───── GIVEN RECORDS ─────
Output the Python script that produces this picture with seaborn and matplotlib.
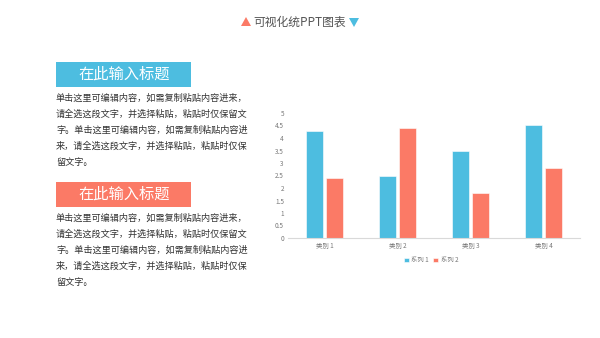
import matplotlib
matplotlib.use("Agg")
import matplotlib.pyplot as plt
import seaborn as sns
import pandas as pd
from matplotlib.patches import Rectangle, Polygon

categories = ["类别 1", "类别 2", "类别 3", "类别 4"]
series_names = ["系列 1", "系列 2"]
series1 = [4.3, 2.5, 3.5, 4.5]
series2 = [2.4, 4.4, 1.8, 2.8]
yticks = [0, 0.5, 1, 1.5, 2, 2.5, 3, 3.5, 4, 4.5, 5]

title = "可视化统PPT图表"
box_title = "在此输入标题"
body_lines = ["单击这里可编辑内容，如需复制粘贴内容进来，",
              "请全选这段文字，并选择粘贴，粘贴时仅保留文",
              "字。单击这里可编辑内容，如需复制粘贴内容进",
              "来，请全选这段文字，并选择粘贴，粘贴时仅保",
              "留文字。"]

BLUE = "#4DBDE0"
CORAL = "#FB7A66"

sns.set_theme(style="white")
plt.rcParams['font.family'] = ['Noto Sans CJK SC', 'DejaVu Sans']

df = pd.DataFrame({
    "category": categories * 2,
    "series": [series_names[0]] * 4 + [series_names[1]] * 4,
    "value": series1 + series2,
})

fig = plt.figure(figsize=(6, 3.38), dpi=100)
fig.patch.set_facecolor("white")

# Title
fig.text(0.5, 1 - 22 / 338, title, ha="center", va="center", fontsize=8.5, color="#555555")
fig.patches.append(Polygon([[241 / 600, 1 - 26 / 338], [251 / 600, 1 - 26 / 338], [246 / 600, 1 - 17 / 338]],
                           closed=True, transform=fig.transFigure, facecolor=CORAL, edgecolor="none"))
fig.patches.append(Polygon([[349 / 600, 1 - 18 / 338], [359 / 600, 1 - 18 / 338], [354 / 600, 1 - 27 / 338]],
                           closed=True, transform=fig.transFigure, facecolor=BLUE, edgecolor="none"))

# Text blocks
for top, color in [(62, BLUE), (182, CORAL)]:
    fig.patches.append(Rectangle((56 / 600, 1 - (top + 25) / 338), 135 / 600, 25 / 338,
                                 transform=fig.transFigure, facecolor=color, edgecolor="none"))
    fig.text(124 / 600, 1 - (top + 12.5) / 338, box_title, ha="center", va="center",
             fontsize=11, color="white")
    for i, line in enumerate(body_lines):
        fig.text(56 / 600, 1 - (top + 36 + i * 16) / 338, line, ha="left", va="center",
                 fontsize=6.6, color="#333333")

# Chart
ax = fig.add_axes([288 / 600, 1 - 238 / 338, 292 / 600, 125 / 338])
sns.barplot(data=df, x="category", y="value", hue="series", palette=[BLUE, CORAL],
            width=0.56, gap=0.17, saturation=1, ax=ax, legend=True,
            edgecolor="white", linewidth=0.4)
ax.set_ylim(0, 5)
ax.set_xlim(-0.5, 3.5)
ax.set_yticks(yticks)
ax.set_yticklabels([f"{t:g}" for t in yticks])
ax.set_xlabel("")
ax.set_ylabel("")
for s in ["top", "right", "left"]:
    ax.spines[s].set_visible(False)
ax.spines["bottom"].set_color("#D9D9D9")
ax.spines["bottom"].set_linewidth(0.8)
ax.tick_params(axis="both", length=0, labelsize=4.6, labelcolor="#777777", pad=3)
ax.grid(False)
ax.set_facecolor("white")
ax.legend(loc="upper center", bbox_to_anchor=(0.49, -0.1), ncol=2, frameon=False,
          fontsize=4.6, handlelength=0.8, handleheight=0.8, columnspacing=0.6,
          handletextpad=0.4, labelcolor="#777777")

fig.savefig("out.png", dpi=100, facecolor="white")
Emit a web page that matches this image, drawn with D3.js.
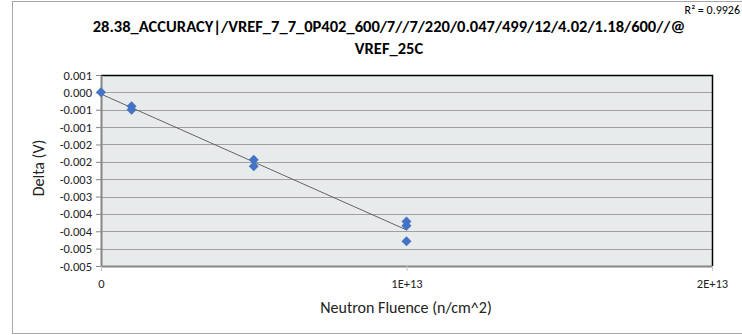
─────
● **EXERCISE DETAILS**
Without the pictures, return the entries exactly as they appear.

● **TASK RESPONSE**
Output the Python script that produces this picture with seaborn and matplotlib.
import matplotlib
matplotlib.use("Agg")
import matplotlib.pyplot as plt
import seaborn as sns
import pandas as pd
from matplotlib.patches import Rectangle, Polygon

categories = ["类别 1", "类别 2", "类别 3", "类别 4"]
series_names = ["系列 1", "系列 2"]
series1 = [4.3, 2.5, 3.5, 4.5]
series2 = [2.4, 4.4, 1.8, 2.8]
yticks = [0, 0.5, 1, 1.5, 2, 2.5, 3, 3.5, 4, 4.5, 5]

title = "可视化统PPT图表"
box_title = "在此输入标题"
body_lines = ["单击这里可编辑内容，如需复制粘贴内容进来，",
              "请全选这段文字，并选择粘贴，粘贴时仅保留文",
              "字。单击这里可编辑内容，如需复制粘贴内容进",
              "来，请全选这段文字，并选择粘贴，粘贴时仅保",
              "留文字。"]

BLUE = "#4DBDE0"
CORAL = "#FB7A66"

sns.set_theme(style="white")
plt.rcParams['font.family'] = ['Noto Sans CJK SC', 'DejaVu Sans']

df = pd.DataFrame({
    "category": categories * 2,
    "series": [series_names[0]] * 4 + [series_names[1]] * 4,
    "value": series1 + series2,
})

fig = plt.figure(figsize=(6, 3.38), dpi=100)
fig.patch.set_facecolor("white")

# Title
fig.text(0.5, 1 - 22 / 338, title, ha="center", va="center", fontsize=8.5, color="#555555")
fig.patches.append(Polygon([[241 / 600, 1 - 26 / 338], [251 / 600, 1 - 26 / 338], [246 / 600, 1 - 17 / 338]],
                           closed=True, transform=fig.transFigure, facecolor=CORAL, edgecolor="none"))
fig.patches.append(Polygon([[349 / 600, 1 - 18 / 338], [359 / 600, 1 - 18 / 338], [354 / 600, 1 - 27 / 338]],
                           closed=True, transform=fig.transFigure, facecolor=BLUE, edgecolor="none"))

# Text blocks
for top, color in [(62, BLUE), (182, CORAL)]:
    fig.patches.append(Rectangle((56 / 600, 1 - (top + 25) / 338), 135 / 600, 25 / 338,
                                 transform=fig.transFigure, facecolor=color, edgecolor="none"))
    fig.text(124 / 600, 1 - (top + 12.5) / 338, box_title, ha="center", va="center",
             fontsize=11, color="white")
    for i, line in enumerate(body_lines):
        fig.text(56 / 600, 1 - (top + 36 + i * 16) / 338, line, ha="left", va="center",
                 fontsize=6.6, color="#333333")

# Chart
ax = fig.add_axes([288 / 600, 1 - 238 / 338, 292 / 600, 125 / 338])
sns.barplot(data=df, x="category", y="value", hue="series", palette=[BLUE, CORAL],
            width=0.56, gap=0.17, saturation=1, ax=ax, legend=True,
            edgecolor="white", linewidth=0.4)
ax.set_ylim(0, 5)
ax.set_xlim(-0.5, 3.5)
ax.set_yticks(yticks)
ax.set_yticklabels([f"{t:g}" for t in yticks])
ax.set_xlabel("")
ax.set_ylabel("")
for s in ["top", "right", "left"]:
    ax.spines[s].set_visible(False)
ax.spines["bottom"].set_color("#D9D9D9")
ax.spines["bottom"].set_linewidth(0.8)
ax.tick_params(axis="both", length=0, labelsize=4.6, labelcolor="#777777", pad=3)
ax.grid(False)
ax.set_facecolor("white")
ax.legend(loc="upper center", bbox_to_anchor=(0.49, -0.1), ncol=2, frameon=False,
          fontsize=4.6, handlelength=0.8, handleheight=0.8, columnspacing=0.6,
          handletextpad=0.4, labelcolor="#777777")

fig.savefig("out.png", dpi=100, facecolor="white")
Emit a web page that matches this image, drawn with D3.js.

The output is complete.